Sanaa (ANTARA News) - Yaman akan mengembalikan sebagian subsidi bahan bakar minyak yang sebelumnya sempat dicabut untuk meredakan serangkaian demonstrasi anti-pemerintah yang dinilai berpotensi mendestabilisasi negara Arab miskin itu, demikian pernyataan pemerintah setempat.

Meskipun demikian, rencana penurunan harga sebesar 30 persen itu masih gagal mengubah sikap kelompok gerilyawan Syiah Houthi--yang juga menolak usulan Presiden Abel Rabbu Mansour Hadi terkait pembentukan kabinet persatuan baru, lapor Reuters.

Sebelumnya keputusan memotong anggaran subsidi pada Juli lalu telah memicu serangkaian demonstrasi dari kelompok pendukung Syiah Houthi. Para pengunjuk rasa itu pada Rabu sempat menutup jalanan di sekitar kantor-kantor kementerian penting.

"Pemerintah mengerti kesulitan yang dihadapi warga dan akan mengambil semua langkah yang diperlukan untuk meminimalkan dampak kebijakan koreksi harga minyak," demikian kabinet pemerintah menyatakan.

Pemerintah sendiri sampai saat ini masih kesulitan membayar subsidi yang menguntungkan masyarakat miskin.
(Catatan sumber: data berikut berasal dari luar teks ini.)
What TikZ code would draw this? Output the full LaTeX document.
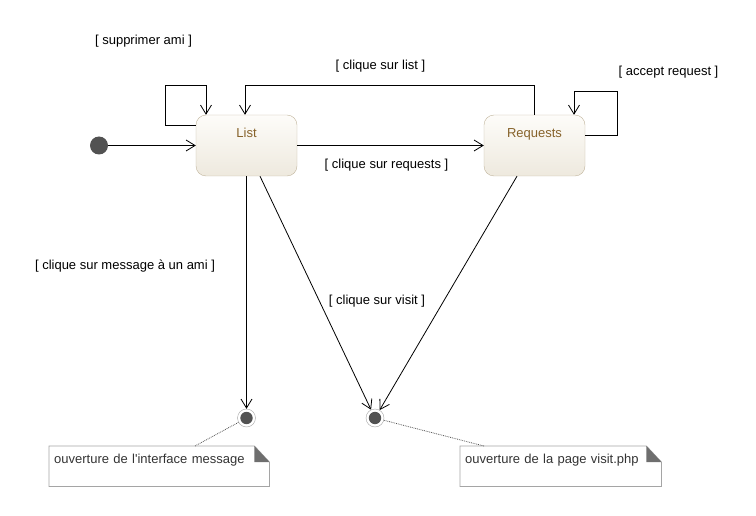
\documentclass[tikz,border=0pt]{standalone}
\usepackage{fontspec}
\setmainfont{Liberation Sans}
\usetikzlibrary{arrows.meta}

\definecolor{stbrown}{RGB}{134,98,42}
\definecolor{stborder}{RGB}{192,180,156}
\definecolor{sttop}{RGB}{253,252,249}
\definecolor{stbottom}{RGB}{238,233,222}
\definecolor{dotgray}{RGB}{82,82,82}
\definecolor{notegray}{RGB}{165,165,165}
\definecolor{notetext}{RGB}{51,51,51}
\definecolor{foldgray}{RGB}{110,110,110}

\tikzset{
  state/.style={rectangle, rounded corners=10pt, draw=stborder, top color=sttop, bottom color=stbottom,
    minimum width=101pt, minimum height=61pt, inner sep=0pt},
  stname/.style={text=stbrown, text height=9.5pt, text depth=2.7pt, label distance=-29pt},
  initst/.style={circle, fill=dotgray, minimum size=18pt, inner sep=0pt},
  finalst/.style={circle, draw=notegray, fill=white, minimum size=18pt, inner sep=0pt,
    path picture={\fill[dotgray] (path picture bounding box.center) circle (6.2pt);}},
  trans/.style={->, line width=0.8pt},
  guard/.style={text height=9.5pt, text depth=2.7pt, inner sep=1pt},
  note/.style={text=notetext, anchor=north west, inner xsep=5pt, inner ysep=4.5pt,
    text height=12.5pt, text depth=18.5pt, align=left},
  notelink/.style={densely dotted, draw=dotgray, line width=0.8pt},
}

% folded corner of a note
\newcommand{\notefold}[1]{%
  \draw[notegray, line width=0.8pt] (#1.north west) -- ([xshift=-15pt]#1.north east)
    -- ([yshift=-16pt]#1.north east) -- (#1.south east) -- (#1.south west) -- cycle;
  \fill[foldgray] ([xshift=-15pt]#1.north east) -- ([yshift=-16pt]#1.north east)
    -- ([xshift=-15pt,yshift=-16pt]#1.north east) -- cycle;
}

\begin{document}
\begin{tikzpicture}[x=1pt, y=-1pt, font=\fontsize{13}{15}\selectfont,
  >={Straight Barb[length=9pt,width=11pt]}]
  \useasboundingbox (0,0) rectangle (756,516);

  % states
  \node[initst] (init) at (99,145.5) {};
  \node[state, label={[stname]north:List}] (list) at (246.5,145.5) {};
  \node[state, label={[stname]north:Requests}] (req) at (534.5,145.5) {};
  \node[finalst] (fin1) at (246.5,418) {};
  \node[finalst] (fin2) at (375,418) {};

  % transitions
  \draw[trans] (init) -- (list);
  \draw[trans] (list) -- (req);
  \draw[trans] (req.north) -- ++(0,-29) -| ([xshift=-1.5pt]list.north);
  \draw[trans] ([yshift=20.5pt]list.west) -- ++(-30,0) -- ++(0,-40) -| ([xshift=-40.5pt]list.north);
  \draw[trans] ([yshift=10pt]req.east) -- ++(32,0) -- ++(0,-44) -| ([xshift=39.5pt]req.north);
  \draw[trans] (list) -- (fin1);
  \draw[trans] ([xshift=13.5pt]list.south) -- (fin2);
  \draw[trans] ([xshift=-17.5pt]req.south) -- (fin2);

  % guards
  \node[guard] (gsuppr) at (143.5,41.5) {[ supprimer ami ]};
  \node[guard] (glist) at (380.5,66.5) {[ clique sur list ]};
  \node[guard] (gaccept) at (668.5,72) {[ accept request ]};
  \node[guard] (greq) at (386.5,165) {[ clique sur requests ]};
  \node[guard] (gmsg) at (125,266) {[ clique sur message à un ami ]};
  \node[guard] (gvisit) at (377,301) {[ clique sur visit ]};

  % notes
  \node[note, text width=210pt] (note1) at (49,446) {ouverture de l\textquotesingle interface message};
  \node[note, text width=191pt] (note2) at (460,446) {ouverture de la page visit.php};
  \notefold{note1}
  \notefold{note2}
  \draw[notelink] (fin1) -- ([xshift=146pt]note1.north west);
  \draw[notelink] (fin2) -- ([xshift=24pt]note2.north west);
\end{tikzpicture}
\end{document}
Dalam kondisi tersebut, masyarakat internasional dan sejumlah negara tetangga mengkhawatirkan stabilitas Yaman yang secara geografis terletak di jalur pelayaran penting. Selain persoalan energi, negara itu masih harus menghadapi pemberontakan Al-Qaeda dan juga terancam pecah akibat perseteruan sektarian seperti negara-negara Arab lain.

Sejumlah sumber mengatakan kepada Reuters bahwa komunikasi antara Syiah Houthis dengan pemerintah masih terus berlanjut. Namun penolakan kelompok itu terhadap usulan Presiden Hadi berpotensi berkembang menjadi konflik bersaudara.

Kubu pemerintah menyebut demonstran Houthi sebagai "milisi" sementara pengunjuk rasa menuduh lawannya sebagai pemerintahan korup dan tidak punya legitimasi.

Keamanan di Yaman mulai menjadi persoalan besar setelah gelombang Kebangkitan Arab berhasil menggulingkan Ali Abdullah Saleh pada 2011 lalu dan naiknya Hadi presiden masa transisi.